▼▼▼

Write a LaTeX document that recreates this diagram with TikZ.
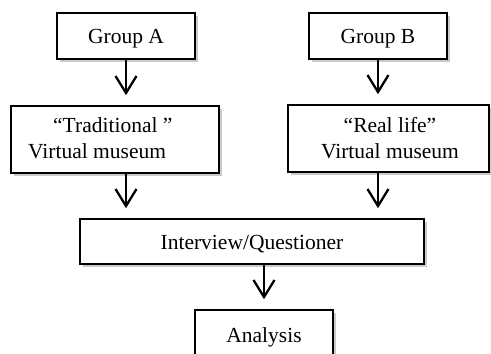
\documentclass[tikz,border=0pt]{standalone}
\usepackage{fontspec}
\setmainfont{Liberation Serif}
\usetikzlibrary{arrows.meta,shadows}
\begin{document}
\begin{tikzpicture}[x=1pt,y=-1pt,
  box/.style={draw=black,line width=1.6pt,fill=white,inner sep=0pt,
    drop shadow={shadow xshift=2.5pt,shadow yshift=-2.5pt,opacity=0.35,fill=black!60}},
  lbl/.style={inner sep=0pt,font=\fontsize{21.5}{26}\selectfont},
  flow/.style={line width=2.3pt,-{Straight Barb[length=17pt,width=21pt,line width=2.3pt]},shorten >=10pt}
]
\useasboundingbox (0,0) rectangle (491,354);
% boxes
\node[box,minimum width=138pt,minimum height=46pt] (ga) at (126,36) {};
\node[box,minimum width=138pt,minimum height=46pt] (gb) at (378,36) {};
\node[box,minimum width=208pt,minimum height=67pt] (ta) at (115,139.5) {};
\node[box,minimum width=201pt,minimum height=67pt] (rb) at (388.5,138.5) {};
\node[box,minimum width=344pt,minimum height=45pt] (iq) at (252,241.5) {};
\node[box,minimum width=138pt,minimum height=46pt] (an) at (264,333) {};
% texts
\node[lbl,anchor=base] (gat) at (126,43) {Group A};
\node[lbl,anchor=base] (gbt) at (378,43) {Group B};
\node[lbl,anchor=base west] (ta1) at (53,132) {“Traditional ”};
\node[lbl,anchor=base west] (ta2) at (28,158) {Virtual museum};
\node[lbl,anchor=base] (rb1) at (390,132) {“Real life”};
\node[lbl,anchor=base] (rb2) at (390,158) {Virtual museum};
\node[lbl,anchor=base] (iqt) at (252,249) {Interview/Questioner};
\node[lbl,anchor=base] (ant) at (264,342) {Analysis};
% arrows
\draw[flow] (ga.south) -- (ga.south |- ta.north);
\draw[flow] (gb.south) -- (gb.south |- rb.north);
\draw[flow] (ta.south -| ga.south) -- (iq.north -| ga.south);
\draw[flow] (rb.south -| gb.south) -- (iq.north -| gb.south);
\draw[flow] (iq.south -| an.north) -- (an.north);
\end{tikzpicture}
\end{document}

▲▲▲

## EXERCISE DIRECTIONS
Without the pictures, copy the material exactly as given.

## FINISHED ANSWER
Write a LaTeX document that recreates this diagram with TikZ.
\documentclass[tikz,border=0pt]{standalone}
\usepackage{fontspec}
\setmainfont{Liberation Serif}
\usetikzlibrary{arrows.meta,shadows}
\begin{document}
\begin{tikzpicture}[x=1pt,y=-1pt,
  box/.style={draw=black,line width=1.6pt,fill=white,inner sep=0pt,
    drop shadow={shadow xshift=2.5pt,shadow yshift=-2.5pt,opacity=0.35,fill=black!60}},
  lbl/.style={inner sep=0pt,font=\fontsize{21.5}{26}\selectfont},
  flow/.style={line width=2.3pt,-{Straight Barb[length=17pt,width=21pt,line width=2.3pt]},shorten >=10pt}
]
\useasboundingbox (0,0) rectangle (491,354);
% boxes
\node[box,minimum width=138pt,minimum height=46pt] (ga) at (126,36) {};
\node[box,minimum width=138pt,minimum height=46pt] (gb) at (378,36) {};
\node[box,minimum width=208pt,minimum height=67pt] (ta) at (115,139.5) {};
\node[box,minimum width=201pt,minimum height=67pt] (rb) at (388.5,138.5) {};
\node[box,minimum width=344pt,minimum height=45pt] (iq) at (252,241.5) {};
\node[box,minimum width=138pt,minimum height=46pt] (an) at (264,333) {};
% texts
\node[lbl,anchor=base] (gat) at (126,43) {Group A};
\node[lbl,anchor=base] (gbt) at (378,43) {Group B};
\node[lbl,anchor=base west] (ta1) at (53,132) {“Traditional ”};
\node[lbl,anchor=base west] (ta2) at (28,158) {Virtual museum};
\node[lbl,anchor=base] (rb1) at (390,132) {“Real life”};
\node[lbl,anchor=base] (rb2) at (390,158) {Virtual museum};
\node[lbl,anchor=base] (iqt) at (252,249) {Interview/Questioner};
\node[lbl,anchor=base] (ant) at (264,342) {Analysis};
% arrows
\draw[flow] (ga.south) -- (ga.south |- ta.north);
\draw[flow] (gb.south) -- (gb.south |- rb.north);
\draw[flow] (ta.south -| ga.south) -- (iq.north -| ga.south);
\draw[flow] (rb.south -| gb.south) -- (iq.north -| gb.south);
\draw[flow] (iq.south -| an.north) -- (an.north);
\end{tikzpicture}
\end{document}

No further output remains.